Stated goal: Retype only what runs from the beginning of the data through the line with "return fig.add_axes([left /"; please omit the pictures and keep every line exact.

## begin Material

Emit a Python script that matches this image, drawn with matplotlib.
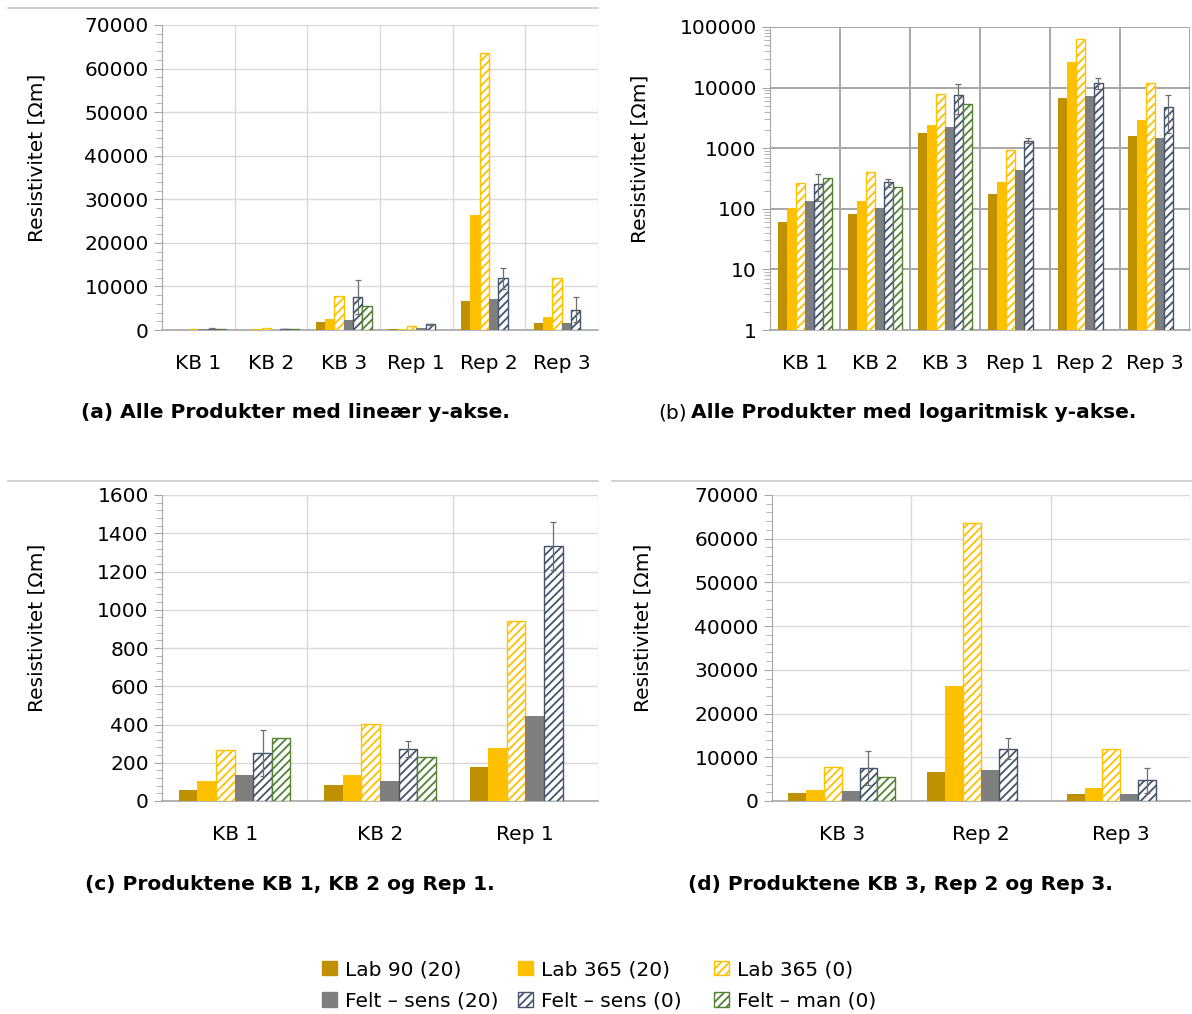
import numpy as np
import matplotlib.pyplot as plt
from matplotlib.patches import Patch
from matplotlib.lines import Line2D
from matplotlib.ticker import MultipleLocator, FixedLocator, LogLocator, NullFormatter

plt.rcParams['font.family'] = ['DejaVu Sans']
plt.rcParams['hatch.linewidth'] = 1.3

products = ['KB 1', 'KB 2', 'KB 3', 'Rep 1', 'Rep 2', 'Rep 3']
series = ['Lab 90 (20)', 'Lab 365 (20)', 'Lab 365 (0)',
          'Felt – sens (20)', 'Felt – sens (0)', 'Felt – man (0)']

lab90_20 = [60, 82, 1800, 178, 6700, 1600]
lab365_20 = [102, 136, 2450, 275, 26300, 2900]
lab365_0 = [268, 405, 7800, 940, 63600, 12000]
felt_sens_20 = [137, 102, 2200, 445, 7200, 1500]
felt_sens_0 = [253, 272, 7600, 1335, 11900, 4700]
felt_sens_0_err = [120, 40, 3900, 125, 2400, 2900]
felt_man_0 = [328, 230, 5400, np.nan, np.nan, np.nan]

values = [lab90_20, lab365_20, lab365_0, felt_sens_20, felt_sens_0, felt_man_0]
errors = [None, None, None, None, felt_sens_0_err, None]

styles = [
    dict(color='#BF9000'),
    dict(color='#FFC000'),
    dict(facecolor='white', edgecolor='#FFC000', hatch='////', linewidth=1),
    dict(color='#7F7F7F'),
    dict(facecolor='white', edgecolor='#44546A', hatch='////', linewidth=1),
    dict(facecolor='white', edgecolor='#548235', hatch='////', linewidth=1),
]

W, H = 1192, 1014
fig = plt.figure(figsize=(W / 100, H / 100), dpi=100)


def px_axes(left, top, right, bottom):
    return fig.add_axes([left / W, 1 - bottom / H, (right - left) / W, (bottom - top) / H])


def draw(ax, idx, label_x, log=False):
    x = np.arange(len(idx))
    w = 0.128
    if log:
        ax.set_yscale('log')
    for i, (vals, err, st) in enumerate(zip(values, errors, styles)):
        v = np.array([vals[j] for j in idx], dtype=float)
        pos = x + (i - 2.5) * w
        ax.bar(pos, v, w, **st, zorder=3)
        if err is not None:
            e = np.array([err[j] for j in idx], dtype=float)
            ax.errorbar(pos, v, yerr=e, fmt='none', ecolor='#6E6E6E',
                        elinewidth=0.9, capsize=2.5, capthick=0.9, zorder=4)
    ax.set_xlim(-0.5, len(idx) - 0.5)
    ax.set_xticks(x)
    ax.set_xticklabels([products[j] for j in idx], fontsize=14.5)
    ax.tick_params(axis='x', length=0, pad=17)
    ax.xaxis.set_minor_locator(FixedLocator(np.arange(0.5, len(idx), 1.0)))
    ax.tick_params(axis='x', which='minor', length=0)
    gcol = '#A6A6A6' if log else '#D9D9D9'
    glw = 1.4 if log else 1.0
    ax.grid(True, which='minor', axis='x', color=gcol, lw=glw, zorder=0)
    ax.grid(True, which='major', axis='y', color=gcol, lw=glw, zorder=0)
    for s in ['top', 'right']:
        ax.spines[s].set_visible(False)
    ax.spines['left'].set_color('#A6A6A6')
    ax.spines['bottom'].set_color('#A6A6A6')
    ax.spines['bottom'].set_linewidth(1.2)
    ax.tick_params(axis='y', which='both', colors='#A6A6A6', labelcolor='black',
                   labelsize=14.5, direction='out')
    ax.tick_params(axis='y', which='major', length=6)
    ax.tick_params(axis='y', which='minor', length=4)
    ax.set_ylabel('Resistivitet [Ωm]', fontsize=14.5)
    ax.yaxis.set_label_coords(label_x, 0.566)
    ax.set_axisbelow(True)


ax_a = px_axes(162, 25, 598, 330)
draw(ax_a, range(6), -0.264)
ax_a.set_ylim(0, 70000)
ax_a.yaxis.set_major_locator(MultipleLocator(10000))
ax_a.yaxis.set_minor_locator(MultipleLocator(2000))

ax_b = px_axes(770, 27, 1190, 330)
draw(ax_b, range(6), -0.286, log=True)
ax_b.set_ylim(1, 100000)
ax_b.yaxis.set_major_locator(FixedLocator([1, 10, 100, 1000, 10000, 100000]))
ax_b.set_yticklabels(['1', '10', '100', '1000', '10000', '100000'])
ax_b.yaxis.set_minor_locator(LogLocator(base=10, subs=np.arange(2, 10)))
ax_b.yaxis.set_minor_formatter(NullFormatter())

ax_c = px_axes(162, 495, 598, 801)
draw(ax_c, [0, 1, 3], -0.264)
ax_c.set_ylim(0, 1600)
ax_c.yaxis.set_major_locator(MultipleLocator(200))
ax_c.yaxis.set_minor_locator(MultipleLocator(40))

ax_d = px_axes(772, 495, 1190, 801)
draw(ax_d, [2, 4, 5], -0.287)
ax_d.set_ylim(0, 70000)
ax_d.yaxis.set_major_locator(MultipleLocator(10000))
ax_d.yaxis.set_minor_locator(MultipleLocator(2000))

# panel separators
for x0, x1, y in [(8, 598, 8), (8, 598, 481), (612, 1192, 481)]:
    fig.add_artist(Line2D([x0 / W, x1 / W], [1 - y / H, 1 - y / H],
                          color='#C8C8C8', lw=1.2))

# captions
cap_kw = dict(fontsize=14.5, fontweight='bold', va='center')
fig.text(295 / W, 1 - 413 / H, '(a) Alle Produkter med lineær y-akse.', ha='center', **cap_kw)
fig.text(687 / W, 1 - 413 / H, '(b)', ha='right', va='center', fontsize=14.5)
fig.text(691 / W, 1 - 413 / H, 'Alle Produkter med logaritmisk y-akse.', ha='left', **cap_kw)
fig.text(290 / W, 1 - 885 / H, '(c) Produktene KB 1, KB 2 og Rep 1.', ha='center', **cap_kw)
fig.text(900 / W, 1 - 885 / H, '(d) Produktene KB 3, Rep 2 og Rep 3.', ha='center', **cap_kw)

# legend: three evenly spaced columns of two entries
handles = [Patch(label=n, **st) for n, st in zip(series, styles)]
for col, x0 in enumerate([318, 514, 710]):
    pair = [col, col + 3]
    fig.legend([handles[i] for i in pair], [series[i] for i in pair],
               loc='upper left', bbox_to_anchor=(x0 / W, 1 - 956 / H),
               frameon=False, fontsize=14.5, handlelength=0.75, handleheight=0.75,
               handletextpad=0.4, labelspacing=0.62, borderaxespad=0, borderpad=0.2)

fig.savefig('out.png', dpi=100, facecolor='white')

## end Material

Answer below:
Emit a Python script that matches this image, drawn with matplotlib.
import numpy as np
import matplotlib.pyplot as plt
from matplotlib.patches import Patch
from matplotlib.lines import Line2D
from matplotlib.ticker import MultipleLocator, FixedLocator, LogLocator, NullFormatter

plt.rcParams['font.family'] = ['DejaVu Sans']
plt.rcParams['hatch.linewidth'] = 1.3

products = ['KB 1', 'KB 2', 'KB 3', 'Rep 1', 'Rep 2', 'Rep 3']
series = ['Lab 90 (20)', 'Lab 365 (20)', 'Lab 365 (0)',
          'Felt – sens (20)', 'Felt – sens (0)', 'Felt – man (0)']

lab90_20 = [60, 82, 1800, 178, 6700, 1600]
lab365_20 = [102, 136, 2450, 275, 26300, 2900]
lab365_0 = [268, 405, 7800, 940, 63600, 12000]
felt_sens_20 = [137, 102, 2200, 445, 7200, 1500]
felt_sens_0 = [253, 272, 7600, 1335, 11900, 4700]
felt_sens_0_err = [120, 40, 3900, 125, 2400, 2900]
felt_man_0 = [328, 230, 5400, np.nan, np.nan, np.nan]

values = [lab90_20, lab365_20, lab365_0, felt_sens_20, felt_sens_0, felt_man_0]
errors = [None, None, None, None, felt_sens_0_err, None]

styles = [
    dict(color='#BF9000'),
    dict(color='#FFC000'),
    dict(facecolor='white', edgecolor='#FFC000', hatch='////', linewidth=1),
    dict(color='#7F7F7F'),
    dict(facecolor='white', edgecolor='#44546A', hatch='////', linewidth=1),
    dict(facecolor='white', edgecolor='#548235', hatch='////', linewidth=1),
]

W, H = 1192, 1014
fig = plt.figure(figsize=(W / 100, H / 100), dpi=100)


def px_axes(left, top, right, bottom):
    return fig.add_axes([left / W, 1 - bottom / H, (right - left) / W, (bottom - top) / H])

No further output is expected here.